As you probably already heard by now, Grant Hill officially became a Phoenix Sun today.
Since it's kind of old news at this point, and since I have a lot more to say than I expected to about tonight's summer league game, I will keep my comments limited to a couple of notes from the press conference.
- It seems the earlier reports that Hill had pretty much already made up his mind to come to Phoenix were true. He said there were more than ten different teams interested in him, but that the Suns were his preferred choice from the beginning.
- At one point Mike D'Antoni said he felt that Hill is a "young 35". Hill was quick to correct him: "I'm 34".
- There were several quips about D'Antoni's short rotation, some by D'Antoni himself, but the best one was this subtle zinger from Hill that brought laughter all around. When asked about Alvin Adams volunteering to let Grant wear #33, he said: "[Until Adams volunteered] I thought maybe I would wear #35 because that's the number my father wore, or maybe in attempt to get more playing time, #8".
- D'Antoni got him back shortly thereafter. Someone asked if D'Antoni would let Hill shoot threes. The coach replied, "I'm going to make him shoot threes!"
Now on with some observations about tonight's summer league game against the 76ers. I deeply regret that I so thoroughly panned the lousy quality of Monday's broadcast. If even one person didn't watch tonight's game because of what I wrote about the previous one, that's a shame. This was probably the closest thing to genuine Suns basketball we'll get to see until the regular season starts in October. The Suns didn't win, but they sure put on a show, especially our two draft picks who seem to have developed a really nice rapport between them. The result was a close, up-and-down game that wasn't decided until the final seconds of overtime.
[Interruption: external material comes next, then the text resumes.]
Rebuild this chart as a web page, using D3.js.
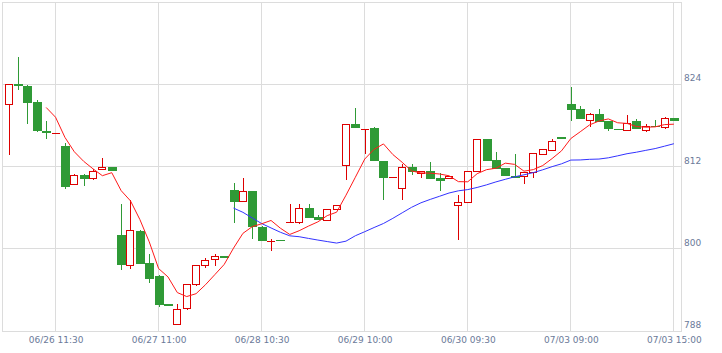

First things first: I hate to say it, but Marcus Banks having to miss the game with an injury seemed to really open up the door for DJ Strawberry to have a big night. DJ ran the point for much of the game, and ended up with seven assists. He also shot the ball much better than last time, going 8-17 for 19 points. But most importantly, he played tight, pestering defense all night, and even blocked a shot. He was much more involved in every aspect of the game this time around. He even handed off a Nash-like no-look pass at one point. Unfortunately, he blew a play near the end that could have given the Suns the lead, but overall, this was a terrific night for our second round pick.
However, the real star of the night for both the Suns and the game overall was Alando Tucker. Somebody forgot to tell this guy that he can't shoot jump shots. He shot a very nice 10-19, including a three. And after I dissed his free throw shooting in the previous game, he came up with a very impressive 8-10 this time. He didn't limit his contributions to just scoring either--Tucker had six assists to go with the 29 points he ended up with. In hopes of repeating my free throw "reverse-jinx", I'm going to make a point to mention that he needs to rebound better. There. I expect a double-double from him next time out. :)
And speaking of double-doubles, Otis George had kind of an unorthodox one. He had 10 fouls to go with his 20 points. But really, he had a great game overall, save for a costly mistake at the end of regulation that gave the 76ers the three-point play needed to tie it. I imagine if the Suns don't invite this guy to training camp, somebody else will. And lastly, out of nowhere, there was Melvin Sanders. He shot 6-11 off the bench and ended up with 17 points. He didn't do much else, though, and he did most of his work in the first half.
Now, enough about statistics. Remember when I said that summer league ball isn't about being entertained, it's about evaluating talent? Well, scratch all that. This game was actually quite fun to watch. The summer Suns were doing their best to emulate the real Suns on offense--and the real Spurs on defense. The 76ers were happy to run and hustle with them. We had guys running breakneck down the floor to catch full-court passes. We had drive and kicks for wide-open threes. We had guys moving the ball to find the open man. Even the announcers were remarking about the "unselfish summer league ball" the Suns were playing. How about this for a statistic? The Suns had 25 assists in this game. Everybody who played had at least one except for Michael Bradley who was only on the floor for five minutes. By comparison, the 76ers had 13. DJ Strawberry and Alando Tucker alone had that many between them. But this wasn't an all-offense/no-defense performance. Both teams applied aggressive, scrappy defense throughout. The Suns actually forced more turnovers than the 76ers, but unfortunately the 76ers did a much better job of capitalizing on theirs. It's really a shame the Suns couldn't pull this one off. They came really close, but a couple of costly mistakes--one in regulation and another at the end of overtime--did them in. However, it sure looked like they were really having fun out there, and that made the game fun to watch as well. So while Steve Kerr still didn't get his first official victory, I bet he enjoyed the show.